The end result is Genus has created climate-friendly funds that focus on technology, financial and consumer discretionary companies.

Mr. Wachell's firm isn't alone. According to a recent report by the Britain-based Asset Owners Disclosure Project, 15 of 27 major asset managers in Canada indicated they provide disclosure to clients about climate change risk.

Even so, Canadian firms are behind the curve, ranking 11th behind even China, the United States and Brazil.

But make no mistake: Climate change could have a deeply negative impact on returns for short-sighted portfolios, especially those heavily weighted in large carbon emitting industries, says Patti Dolan, a Calgary-based portfolio manager with Dolan Wealth Management, Raymond James.

Retail investors are best advised to limit that exposure. "This is a major paradigm shift," says Ms. Dolan, who specializes in socially responsible investment.

Especially in Calgary, retail investors are second-guessing investment strategies that focused on what they knew best: oil and gas.

"For Alberta investors in particular, there tends to be a lot of exposure to oil through the economy and the price of real estate," she says. In addition, "a lot of people's careers are in oil and gas."

Ms. Dolan works with clients to diversify their portfolios, reducing oil and gas holdings.

She does not recommend divesting altogether, however. Clients can invest in best-in-class oil and gas producers from a climate change perspective – those with focused, sustainable strategies that will help it adjust to pending carbon emission regulation.

Some blue chip companies in the sector are already building substantial renewable-energy assets, she says.

For example, Enbridge Inc. is the second largest renewable producer in Canada, she says. "They're a conventional energy business that is very forward-looking in growing that exposure." Suncor Energy Inc. also is focused on renewables. "It has been involved in renewable energy since the mid-90s."

Negative screening for carbon polluters, once considered an impediment to returns, is now an important strategy to mitigate risk to future returns, says Ron Patton, portfolio manager with Cidel Asset Management in Toronto.

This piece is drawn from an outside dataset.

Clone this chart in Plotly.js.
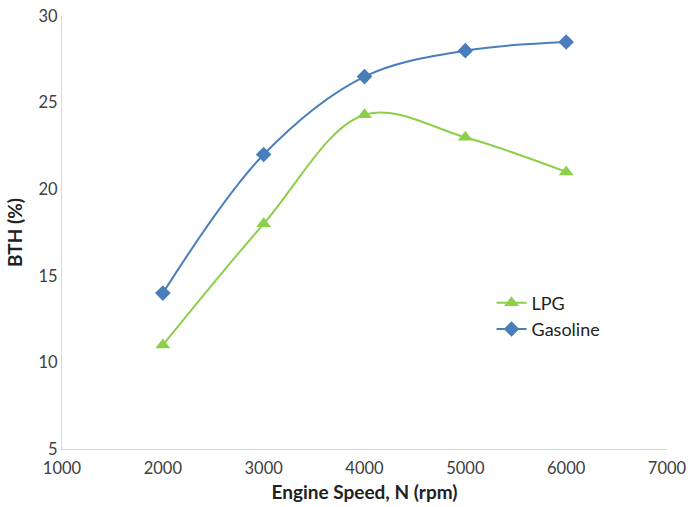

Today, more experts see these firms as potentially detrimental.

A recent report by the global consulting firm Mercer found that in this scenario, the likely winners will be companies investing in innovative technology that will help wean economies off fossil fuels, or firms in other sectors that are ahead of the curve in implementing climate friendly measures.

Reducing their carbon footprint will be increasingly important as developed nations, Canada among them, consider pricing carbon and other measures to reduce emissions to meet targets set out in last year's Paris Agreement.

Obviously oil and gas firms are most at risk from regulation. While the need for carbon-based energy will not go away anytime soon, their medium and long-term futures are dimmer than thought just a few years ago.

"We expect to see more carbon taxes globally set into play, and technology that will advance the transition more rapidly than most anticipate," Mr. Wachell says.

Investors concerned about climate change are also considering the possibility of "stranded assets" in the coal, oil and gas industries, especially after Bank of England Governor Mark Carney raised the issue last year while speaking to Britain's financial industry.

Even the world's largest oil producers are concerned that their reserves will be left in the ground for good. "Climate change and stranded asset concerns are having a behavioural change on the big sovereign holders of fossil fuels, like the Saudis," Mr. Wachell says.

Saudi Arabia has 75 years of oil reserves, he adds. "If three-quarters of those are going to be stranded, that's going to really crimp their future wealth."

He says the Saudis are divesting too; they recently sold 5 per cent of Saudi Aramco, their state-owned energy giant.

Retail investors in Canada should consider doing the same, not just because it's good for the planet, but also their bottom line, Ms. Dolan says.

"You don't want to invest in the dinosaurs that have not adapted to the new environment," she says. "If they're still trying to do business the old way, they're not going to be very successful." And neither will you.